New MIT Neural Network Architecture May Reduce Carbon Footprint by AI

by April 29, 2020


Artificial Intelligence may seem transient, yet it always managed to have a controversial presence. Recently it raised concerns about its sustainability. In June 2019, the University of Massachusetts at Amherst study discovered that a single large (213 million parameters) Transformer-based neural network built using NAS (commonly used in machine translation) has produced around 626,000 pounds of carbon dioxide. This amount is equivalent to five times more than an average car produces in its lifespan. These massive consumption numbers are because of the energy needed to run specialized hardware like GPUs and TPUs for AI training and development.

According to another study, Google’s AlphaGo Zero generated colossal 96 tonnes of CO2 over 40 days of research training. This amounts to 1000 hours of air travel or a carbon footprint of 23 American homes.

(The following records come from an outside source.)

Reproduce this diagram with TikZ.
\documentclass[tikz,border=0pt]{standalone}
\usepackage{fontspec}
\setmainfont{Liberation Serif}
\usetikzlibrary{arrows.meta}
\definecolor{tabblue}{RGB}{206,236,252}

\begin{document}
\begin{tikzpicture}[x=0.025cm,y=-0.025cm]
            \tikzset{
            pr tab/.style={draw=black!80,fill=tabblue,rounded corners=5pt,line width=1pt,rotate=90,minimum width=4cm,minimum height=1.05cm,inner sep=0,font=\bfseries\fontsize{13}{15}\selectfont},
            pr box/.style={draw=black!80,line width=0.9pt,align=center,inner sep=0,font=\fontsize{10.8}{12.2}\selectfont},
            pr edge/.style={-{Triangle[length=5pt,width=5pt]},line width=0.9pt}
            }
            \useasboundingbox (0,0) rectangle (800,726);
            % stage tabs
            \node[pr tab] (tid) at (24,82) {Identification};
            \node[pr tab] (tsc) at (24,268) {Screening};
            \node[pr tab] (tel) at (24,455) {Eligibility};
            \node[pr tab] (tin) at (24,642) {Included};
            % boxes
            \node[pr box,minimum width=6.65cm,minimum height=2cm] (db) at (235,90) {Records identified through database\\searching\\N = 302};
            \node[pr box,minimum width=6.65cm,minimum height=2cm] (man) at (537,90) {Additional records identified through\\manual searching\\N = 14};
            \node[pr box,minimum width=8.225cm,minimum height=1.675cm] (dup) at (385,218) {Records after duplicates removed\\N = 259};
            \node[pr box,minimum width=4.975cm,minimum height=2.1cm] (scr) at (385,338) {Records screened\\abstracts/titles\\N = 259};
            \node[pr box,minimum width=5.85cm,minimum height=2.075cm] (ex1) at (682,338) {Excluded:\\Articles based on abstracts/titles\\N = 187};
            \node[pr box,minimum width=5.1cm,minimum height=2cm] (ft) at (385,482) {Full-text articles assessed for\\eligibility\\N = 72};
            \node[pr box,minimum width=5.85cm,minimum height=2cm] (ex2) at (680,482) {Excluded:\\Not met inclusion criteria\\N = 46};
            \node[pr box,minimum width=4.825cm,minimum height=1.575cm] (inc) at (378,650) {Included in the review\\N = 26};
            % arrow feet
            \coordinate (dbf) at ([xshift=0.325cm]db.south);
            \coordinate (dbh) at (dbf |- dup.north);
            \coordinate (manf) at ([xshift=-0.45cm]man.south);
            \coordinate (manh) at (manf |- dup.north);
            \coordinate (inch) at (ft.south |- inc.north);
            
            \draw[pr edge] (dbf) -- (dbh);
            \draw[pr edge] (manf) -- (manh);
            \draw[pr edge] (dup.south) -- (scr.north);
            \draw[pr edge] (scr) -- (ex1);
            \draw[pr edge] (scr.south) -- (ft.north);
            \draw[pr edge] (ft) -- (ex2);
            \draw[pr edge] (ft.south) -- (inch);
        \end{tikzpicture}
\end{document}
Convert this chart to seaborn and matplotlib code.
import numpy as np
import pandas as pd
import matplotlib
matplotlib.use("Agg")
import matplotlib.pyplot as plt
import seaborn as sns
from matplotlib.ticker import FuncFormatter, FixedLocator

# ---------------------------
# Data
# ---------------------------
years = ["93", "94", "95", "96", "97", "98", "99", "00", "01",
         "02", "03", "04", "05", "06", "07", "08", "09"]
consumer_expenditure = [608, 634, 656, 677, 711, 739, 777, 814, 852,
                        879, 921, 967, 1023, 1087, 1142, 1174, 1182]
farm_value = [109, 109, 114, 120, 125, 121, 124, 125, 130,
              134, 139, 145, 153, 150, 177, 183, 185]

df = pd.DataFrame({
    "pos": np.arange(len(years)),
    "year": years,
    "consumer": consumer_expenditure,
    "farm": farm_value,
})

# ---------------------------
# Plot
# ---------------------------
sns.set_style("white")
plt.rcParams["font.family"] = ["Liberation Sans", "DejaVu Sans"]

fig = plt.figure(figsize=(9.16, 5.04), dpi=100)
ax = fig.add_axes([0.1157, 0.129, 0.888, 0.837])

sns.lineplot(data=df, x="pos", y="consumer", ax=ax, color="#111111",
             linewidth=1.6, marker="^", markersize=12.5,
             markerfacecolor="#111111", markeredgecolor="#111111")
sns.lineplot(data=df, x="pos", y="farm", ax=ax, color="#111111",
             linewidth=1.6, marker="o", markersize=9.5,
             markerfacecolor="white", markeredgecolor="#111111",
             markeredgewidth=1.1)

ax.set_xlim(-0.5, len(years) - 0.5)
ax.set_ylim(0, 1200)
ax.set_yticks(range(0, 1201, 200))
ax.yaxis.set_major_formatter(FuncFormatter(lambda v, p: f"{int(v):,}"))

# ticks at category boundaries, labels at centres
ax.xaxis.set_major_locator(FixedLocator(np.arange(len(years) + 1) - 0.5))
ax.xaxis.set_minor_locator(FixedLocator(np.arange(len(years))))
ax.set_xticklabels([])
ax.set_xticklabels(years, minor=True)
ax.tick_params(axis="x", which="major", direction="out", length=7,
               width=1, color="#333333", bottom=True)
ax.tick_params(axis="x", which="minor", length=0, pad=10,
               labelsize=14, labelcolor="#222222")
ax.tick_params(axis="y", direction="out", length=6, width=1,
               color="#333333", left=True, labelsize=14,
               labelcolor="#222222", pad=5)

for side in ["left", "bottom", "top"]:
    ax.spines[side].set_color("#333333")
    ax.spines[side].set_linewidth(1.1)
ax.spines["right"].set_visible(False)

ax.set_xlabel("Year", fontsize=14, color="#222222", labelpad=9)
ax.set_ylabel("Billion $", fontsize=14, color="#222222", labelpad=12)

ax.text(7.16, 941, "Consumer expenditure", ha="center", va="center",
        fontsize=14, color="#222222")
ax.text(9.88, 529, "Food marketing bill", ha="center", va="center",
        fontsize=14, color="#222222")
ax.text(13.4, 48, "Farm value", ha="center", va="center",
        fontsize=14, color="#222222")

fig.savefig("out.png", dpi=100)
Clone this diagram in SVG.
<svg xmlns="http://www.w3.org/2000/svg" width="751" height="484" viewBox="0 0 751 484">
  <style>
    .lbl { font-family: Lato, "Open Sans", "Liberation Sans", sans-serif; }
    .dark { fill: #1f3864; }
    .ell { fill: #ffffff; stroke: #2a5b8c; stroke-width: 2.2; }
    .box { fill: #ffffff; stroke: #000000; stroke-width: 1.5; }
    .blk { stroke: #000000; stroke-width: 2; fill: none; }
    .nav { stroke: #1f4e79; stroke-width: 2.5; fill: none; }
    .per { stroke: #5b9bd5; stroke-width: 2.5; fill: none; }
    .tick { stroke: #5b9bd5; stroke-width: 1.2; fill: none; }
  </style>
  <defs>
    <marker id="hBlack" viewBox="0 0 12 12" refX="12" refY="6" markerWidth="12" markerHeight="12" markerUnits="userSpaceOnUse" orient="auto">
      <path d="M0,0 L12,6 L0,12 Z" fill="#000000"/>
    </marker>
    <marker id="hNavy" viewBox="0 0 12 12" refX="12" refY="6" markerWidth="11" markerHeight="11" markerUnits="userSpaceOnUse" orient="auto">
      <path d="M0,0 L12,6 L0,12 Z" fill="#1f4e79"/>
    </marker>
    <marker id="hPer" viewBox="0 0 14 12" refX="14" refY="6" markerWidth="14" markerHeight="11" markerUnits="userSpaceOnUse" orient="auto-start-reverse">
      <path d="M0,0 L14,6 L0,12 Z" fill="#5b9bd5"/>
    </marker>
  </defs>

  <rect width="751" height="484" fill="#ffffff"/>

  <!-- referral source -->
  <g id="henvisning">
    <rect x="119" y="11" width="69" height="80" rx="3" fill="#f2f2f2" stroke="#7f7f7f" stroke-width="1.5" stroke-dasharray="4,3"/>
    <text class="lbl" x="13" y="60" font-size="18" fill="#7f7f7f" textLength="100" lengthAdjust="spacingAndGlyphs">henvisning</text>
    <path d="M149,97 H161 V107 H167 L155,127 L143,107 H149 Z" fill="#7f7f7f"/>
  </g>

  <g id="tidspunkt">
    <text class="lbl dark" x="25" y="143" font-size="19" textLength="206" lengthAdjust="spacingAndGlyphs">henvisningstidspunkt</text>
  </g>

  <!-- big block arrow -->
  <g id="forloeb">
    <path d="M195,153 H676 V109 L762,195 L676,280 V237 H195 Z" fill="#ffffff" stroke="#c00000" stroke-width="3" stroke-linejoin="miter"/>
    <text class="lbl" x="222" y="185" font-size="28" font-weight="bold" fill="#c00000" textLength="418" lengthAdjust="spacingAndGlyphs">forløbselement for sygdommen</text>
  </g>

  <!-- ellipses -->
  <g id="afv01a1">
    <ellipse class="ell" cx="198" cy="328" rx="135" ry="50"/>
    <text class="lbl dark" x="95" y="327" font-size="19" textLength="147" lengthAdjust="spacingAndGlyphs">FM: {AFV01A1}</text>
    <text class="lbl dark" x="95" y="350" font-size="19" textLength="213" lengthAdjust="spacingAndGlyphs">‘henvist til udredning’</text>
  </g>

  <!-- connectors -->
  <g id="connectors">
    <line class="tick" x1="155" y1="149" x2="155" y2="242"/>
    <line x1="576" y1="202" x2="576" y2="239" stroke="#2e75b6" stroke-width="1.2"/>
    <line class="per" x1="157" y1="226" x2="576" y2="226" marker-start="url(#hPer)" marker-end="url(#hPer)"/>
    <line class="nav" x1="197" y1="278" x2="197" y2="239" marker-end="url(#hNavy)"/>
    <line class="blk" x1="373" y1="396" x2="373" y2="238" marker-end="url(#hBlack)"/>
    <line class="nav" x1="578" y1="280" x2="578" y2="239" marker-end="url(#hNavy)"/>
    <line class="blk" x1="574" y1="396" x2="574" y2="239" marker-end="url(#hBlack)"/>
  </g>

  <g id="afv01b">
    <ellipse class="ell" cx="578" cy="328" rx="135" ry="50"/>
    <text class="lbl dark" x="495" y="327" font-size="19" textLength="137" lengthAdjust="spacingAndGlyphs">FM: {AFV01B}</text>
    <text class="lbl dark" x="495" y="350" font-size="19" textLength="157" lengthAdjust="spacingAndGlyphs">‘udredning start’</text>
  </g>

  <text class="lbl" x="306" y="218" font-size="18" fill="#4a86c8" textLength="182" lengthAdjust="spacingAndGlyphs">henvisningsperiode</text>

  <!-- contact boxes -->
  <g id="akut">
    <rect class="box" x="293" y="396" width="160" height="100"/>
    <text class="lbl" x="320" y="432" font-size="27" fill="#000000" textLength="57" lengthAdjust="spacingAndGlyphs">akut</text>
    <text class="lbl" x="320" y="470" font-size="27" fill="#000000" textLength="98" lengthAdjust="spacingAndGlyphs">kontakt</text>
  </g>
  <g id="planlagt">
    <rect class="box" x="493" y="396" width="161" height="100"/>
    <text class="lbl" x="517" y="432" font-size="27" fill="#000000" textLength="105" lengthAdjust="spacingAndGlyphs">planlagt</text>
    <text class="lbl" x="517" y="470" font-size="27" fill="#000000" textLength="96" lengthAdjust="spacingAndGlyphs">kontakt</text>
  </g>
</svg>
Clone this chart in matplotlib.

Now fast forward to the present, a team at Massachusetts Institute of Technology (MIT) have found a solution to this. They devised a new automated AI system for training and running certain neural networks. They developed an optimization strategy for DNNs (Deep Neural Network) that prepares them for deployment on diverse hardware platforms and edge devices. This promises to reduce the carbon footprint of inference as well as training. Based on the results, researchers believe that by improving the computational efficiency methods, the system can lower the carbon emission-which in some cases may bring down to low triple digits as opposed to six digits figures.

“The aim is smaller, greener neural networks,” says Song Han, an assistant professor in the Department of Electrical Engineering and Computer Science at MIT.

The team endorses a once-for-all or OFA approach to reduce the number of GPU hours required to train the models without compromising on accuracy levels. OFA guided one large neural network that involved many pre-trained sub-networks of different sizes that did not need further retraining. It relies on the progressive thinking algorithm. It starts with the training of a maximum-sized full network then subsequently shrinks the network size to include smaller sub-networks by order of magnitude principle. This disengages model training and architecture search and covers the one-time training cost amongst hardware platforms and resource constraints.

The fewer hours of GPU led to a significant reduction of the electrical energy consumption than what is typically needed to train each specialized neural network for new platforms. If used to train a computer-vision model, the team estimates that the process will require a minimal quantity of nearly 1/1,300 carbon emissions in comparison to existing state-of-the-art neural architecture. This can minimize inference time by a factor of 1.5-2.6 times. This AI-powered OFA system also has the potential to transform both enterprise and consumer devices and fared 2.6 in internal test performance than some NAS-created models.

The researchers used IBM‘s new supercomputer Satori. This donated supercomputer cluster, which is considered as one of the world’s greenest supercomputers with the capacity to perform approx. 2 quadrillion calculations per second.

“Satori is equipped to give energy/carbon feedback to users, which makes it an excellent ‘laboratory’ for improving the carbon footprint both AI hardware and software,” says John Cohn, an IBM fellow and member of the MIT-IBM Watson AI Lab. He further weighs in saying, “If rapid progress in AI is to continue, we need to reduce its environmental impact. The upside of developing methods to make AI models smaller and more efficient is that the models may also perform better.”